In most cases, Current Use Assessment results in a reduction in the assessed value of the land, which taxes. The amount of reduction depends on the fair market value of the land and its use. In the case of Open Space Land, the lowering of assessed value is related to the degree of public benefit associated with the classification.
Applications for Open Space Classification can be obtained from the Spokane County Department of Building and Planning, 1026 Broadway, Spokane, Washington 99260. The Historic Preservation Office may provide additional information to those interested in learning more about this program.
An easement is a legal agreement whereby the private owner gives up certain privileges with regard to controlling the appearance of his or her real property. Once imposed, it “runs with the land,” obligating future owners to abide by its terms and thus providing effective long-term protection for an historic property in private ownership. In addition, preservation easements can offer potentially significant federal income, estate and gift tax consequences. In exchange for the donation of an easement, consisting of either a portion of land or a building’s facade, an owner may: a) claim a one-time Federal income tax deduction, and b) realize a permanent property tax reduction based on the value of the donated property.
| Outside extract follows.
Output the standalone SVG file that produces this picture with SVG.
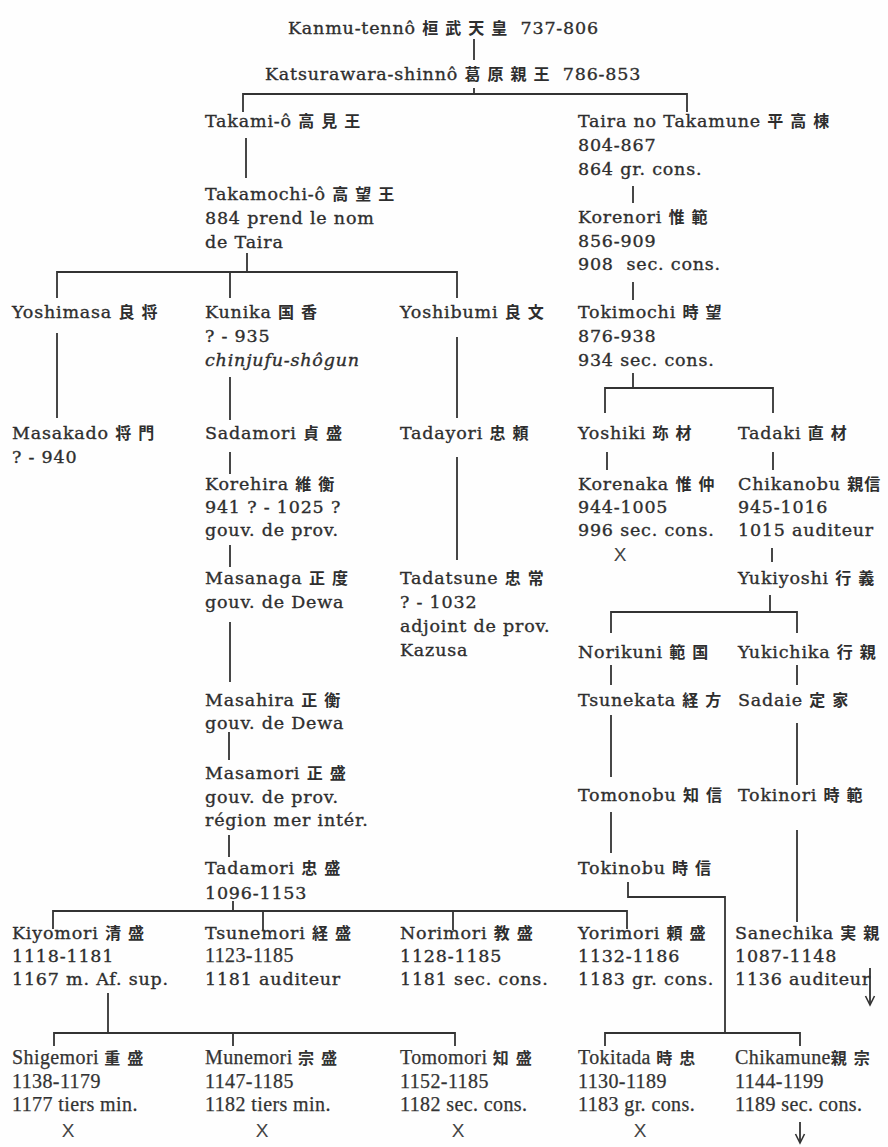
<svg xmlns="http://www.w3.org/2000/svg" width="888" height="1147" viewBox="0 0 888 1147">
<style>
.t{font-family:"DejaVu Serif","Noto Sans CJK JP",serif;font-size:17.5px;fill:#2e2e2e;stroke:#2e2e2e;stroke-width:0.35px;letter-spacing:0.8px}
.b{font-family:"Liberation Serif","Noto Sans CJK JP",serif;font-size:20px;fill:#333;stroke:#333;stroke-width:0.25px;letter-spacing:0.4px}
.k{font-family:"Noto Sans CJK JP",sans-serif;font-size:16px;font-weight:700;letter-spacing:7px;stroke-width:0}
.i{font-style:italic}
.x{font-family:"Liberation Sans",sans-serif;font-size:19px;fill:#444;text-anchor:middle}
.c{fill:none;stroke:#333;stroke-width:1.8}
.a{fill:none;stroke:#333;stroke-width:1.6}
</style>
<rect width="888" height="1147" fill="#fefefe"/>
<g id="connectors" class="c">
<path d="M474 39V60"/>
<path d="M474 88V94M243 112V94H687V112"/>
<path d="M246 138V178"/>
<path d="M633 186V203"/>
<path d="M247 253V272M57 298V272H457V298M230 272V298"/>
<path d="M633 282V300"/>
<path d="M57 333V418"/>
<path d="M230 377V420"/>
<path d="M457 337V418"/>
<path d="M633 373V388M605 413V388H773V413"/>
<path d="M230 452V474"/>
<path d="M457 457V560"/>
<path d="M607 452V470M773 452V470"/>
<path d="M230 545V567"/>
<path d="M772 548V562"/>
<path d="M770 595V612M611 633V612H797V633"/>
<path d="M230 622V682"/>
<path d="M611 665V685M797 665V685"/>
<path d="M229 732V760"/>
<path d="M611 715V777M797 723V785"/>
<path d="M229 835V857"/>
<path d="M611 812V853"/>
<path d="M797 830V922"/>
<path d="M233 901V911M53 929V911H627V929M263 911V930M453 911V930"/>
<path d="M628 882V897H725V1033M605 1046V1033H800V1046"/>
<path d="M108 993V1033M54 1046V1033H455V1046M233 1033V1046"/>
<path d="M870 968V1004"/>
<path class="a" d="M865.5 996L870 1005L874.5 996"/>
<path d="M800 1122V1142"/>
<path class="a" d="M795.5 1134L800 1143L804.5 1134"/>
</g>
<g id="n-kanmu"><text class="t" x="288" y="34">Kanmu-tennô <tspan class="k">桓武天皇</tspan> 737-806</text></g>
<g id="n-katsurawara"><text class="t" x="265" y="80">Katsurawara-shinnô <tspan class="k">葛原親王</tspan> 786-853</text></g>
<g id="n-takami"><text class="t" x="205" y="127">Takami-ô <tspan class="k">高見王</tspan></text></g>
<g id="n-takamune"><text class="t" x="578" y="127">Taira no Takamune <tspan class="k">平高棟</tspan></text><text class="t" x="578" y="151">804-867</text><text class="t" x="578" y="175">864 gr. cons.</text></g>
<g id="n-takamochi"><text class="t" x="205" y="200">Takamochi-ô <tspan class="k">高望王</tspan></text><text class="t" x="205" y="224">884 prend le nom</text><text class="t" x="205" y="248">de Taira</text></g>
<g id="n-korenori"><text class="t" x="578" y="223">Korenori <tspan class="k">惟範</tspan></text><text class="t" x="578" y="247">856-909</text><text class="t" x="578" y="270" style="white-space:pre">908  sec. cons.</text></g>
<g id="n-yoshimasa"><text class="t" x="12" y="318">Yoshimasa <tspan class="k">良将</tspan></text></g>
<g id="n-kunika"><text class="t" x="205" y="318">Kunika <tspan class="k">国香</tspan></text><text class="t" x="205" y="342">? - 935</text><text class="t i" x="205" y="366">chinjufu-shôgun</text></g>
<g id="n-yoshibumi"><text class="t" x="400" y="318">Yoshibumi <tspan class="k">良文</tspan></text></g>
<g id="n-tokimochi"><text class="t" x="578" y="318">Tokimochi <tspan class="k">時望</tspan></text><text class="t" x="578" y="342">876-938</text><text class="t" x="578" y="366">934 sec. cons.</text></g>
<g id="n-masakado"><text class="t" x="12" y="439">Masakado <tspan class="k">将門</tspan></text><text class="t" x="12" y="463">? - 940</text></g>
<g id="n-sadamori"><text class="t" x="205" y="439">Sadamori <tspan class="k">貞盛</tspan></text></g>
<g id="n-tadayori"><text class="t" x="400" y="439">Tadayori <tspan class="k">忠頼</tspan></text></g>
<g id="n-yoshiki"><text class="t" x="578" y="439">Yoshiki <tspan class="k">珎材</tspan></text></g>
<g id="n-tadaki"><text class="t" x="738" y="439">Tadaki <tspan class="k">直材</tspan></text></g>
<g id="n-korehira"><text class="t" x="205" y="490">Korehira <tspan class="k">維衡</tspan></text><text class="t" x="205" y="513">941 ? - 1025 ?</text><text class="t" x="205" y="536">gouv. de prov.</text></g>
<g id="n-korenaka"><text class="t" x="578" y="490">Korenaka <tspan class="k">惟仲</tspan></text><text class="t" x="578" y="513">944-1005</text><text class="t" x="578" y="536">996 sec. cons.</text><text class="x" x="620" y="561">X</text></g>
<g id="n-chikanobu"><text class="t" x="738" y="490">Chikanobu <tspan class="k" style="letter-spacing:1px">親信</tspan></text><text class="t" x="738" y="513">945-1016</text><text class="t" x="738" y="536">1015 auditeur</text></g>
<g id="n-masanaga"><text class="t" x="205" y="584">Masanaga <tspan class="k">正度</tspan></text><text class="t" x="205" y="608">gouv. de Dewa</text></g>
<g id="n-tadatsune"><text class="t" x="400" y="584">Tadatsune <tspan class="k">忠常</tspan></text><text class="t" x="400" y="608">? - 1032</text><text class="t" x="400" y="632">adjoint de prov.</text><text class="t" x="400" y="656">Kazusa</text></g>
<g id="n-yukiyoshi"><text class="t" x="738" y="584">Yukiyoshi <tspan class="k">行義</tspan></text></g>
<g id="n-norikuni"><text class="t" x="578" y="658">Norikuni <tspan class="k">範国</tspan></text></g>
<g id="n-yukichika"><text class="t" x="738" y="658">Yukichika <tspan class="k">行親</tspan></text></g>
<g id="n-masahira"><text class="t" x="205" y="706">Masahira <tspan class="k">正衡</tspan></text><text class="t" x="205" y="729">gouv. de Dewa</text></g>
<g id="n-tsunekata"><text class="t" x="578" y="706">Tsunekata <tspan class="k">経方</tspan></text></g>
<g id="n-sadaie"><text class="t" x="738" y="706">Sadaie <tspan class="k">定家</tspan></text></g>
<g id="n-masamori"><text class="t" x="205" y="779">Masamori <tspan class="k">正盛</tspan></text><text class="t" x="205" y="803">gouv. de prov.</text><text class="t" x="205" y="826">région mer intér.</text></g>
<g id="n-tomonobu"><text class="t" x="578" y="801">Tomonobu <tspan class="k">知信</tspan></text></g>
<g id="n-tokinori"><text class="t" x="738" y="801">Tokinori <tspan class="k">時範</tspan></text></g>
<g id="n-tadamori"><text class="t" x="205" y="874">Tadamori <tspan class="k">忠盛</tspan></text><text class="t" x="205" y="899">1096-1153</text></g>
<g id="n-tokinobu"><text class="t" x="578" y="874">Tokinobu <tspan class="k">時信</tspan></text></g>
<g id="n-kiyomori"><text class="t" x="12" y="939">Kiyomori <tspan class="k">清盛</tspan></text><text class="t" x="12" y="962">1118-1181</text><text class="t" x="12" y="985">1167 m. Af. sup.</text></g>
<g id="n-tsunemori"><text class="t" x="205" y="939">Tsunemori <tspan class="k">経盛</tspan></text><text class="b" x="205" y="962">1123-1185</text><text class="t" x="205" y="985">1181 auditeur</text></g>
<g id="n-norimori"><text class="t" x="400" y="939">Norimori <tspan class="k">教盛</tspan></text><text class="t" x="400" y="962">1128-1185</text><text class="t" x="400" y="985">1181 sec. cons.</text></g>
<g id="n-yorimori"><text class="t" x="578" y="939">Yorimori <tspan class="k">頼盛</tspan></text><text class="t" x="578" y="962">1132-1186</text><text class="t" x="578" y="985">1183 gr. cons.</text></g>
<g id="n-sanechika"><text class="t" x="735" y="939">Sanechika <tspan class="k">実親</tspan></text><text class="t" x="735" y="962">1087-1148</text><text class="t" x="735" y="985">1136 auditeur</text></g>
<g id="n-shigemori"><text class="b" x="12" y="1064">Shigemori <tspan class="k">重盛</tspan></text><text class="b" x="12" y="1088">1138-1179</text><text class="b" x="12" y="1111">1177 tiers min.</text><text class="x" x="68" y="1137">X</text></g>
<g id="n-munemori"><text class="b" x="205" y="1064">Munemori <tspan class="k">宗盛</tspan></text><text class="b" x="205" y="1088">1147-1185</text><text class="b" x="205" y="1111">1182 tiers min.</text><text class="x" x="262" y="1137">X</text></g>
<g id="n-tomomori"><text class="b" x="400" y="1064">Tomomori <tspan class="k">知盛</tspan></text><text class="b" x="400" y="1088">1152-1185</text><text class="b" x="400" y="1111">1182 sec. cons.</text><text class="x" x="458" y="1137">X</text></g>
<g id="n-tokitada"><text class="b" x="578" y="1064">Tokitada <tspan class="k">時忠</tspan></text><text class="b" x="578" y="1088">1130-1189</text><text class="b" x="578" y="1111">1183 gr. cons.</text><text class="x" x="640" y="1137">X</text></g>
<g id="n-chikamune"><text class="b" x="735" y="1064">Chikamune<tspan class="k">親宗</tspan></text><text class="b" x="735" y="1088">1144-1199</text><text class="b" x="735" y="1111">1189 sec. cons.</text></g>
</svg>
The easement must be granted to a qualified entity; and in exchange, the owner must agree to maintain the donated property.
The preservation easement may be drafted to prohibit alterations to significant features of a building, changes in usage of the building and land, topographical changes, subdivision, or further development without the prior review and approval of the easement holder. By limiting changes to an historic site, the owner alters the property’s market value, while benefiting the general public. This change in market value can be treated like any other charitable contribution deduction.
The Internal Revenue Service has recognized the “before and after” valuation test as the approach to be utilized in placing a value on preservation easements. Under this method, the fair market value of the property after the granting of the preservation easement is subtracted from the property’s fair market value prior to the easement donation. The difference is the value of the preservation easement for federal income, estate and gift tax purposes. The actual value of a preservation easement should be determined by a qualified appraiser.
More detailed information on preservation easements, including a sample easement agreement, may be obtained through the Historic Preservation Office.
Due to the complexities of easements and potential tax consequences, those interested are also strongly encouraged to consult a qualified attorney or financial advisor early in the process.
Download Facade Easement Agreement
A permit allowing a non-conforming use may be granted to an historic property by the City or County Zoning Board. The property and use may be declared eligible by the Landmarks Commission.
For more information, contact the Historic Preservation Office or Planning Services at (509) 625-6300.
Relief from building code requirements may be granted to historic properties by local code enforcement officers. The Landmarks Commission may recommend historic property eligibility and code deviation.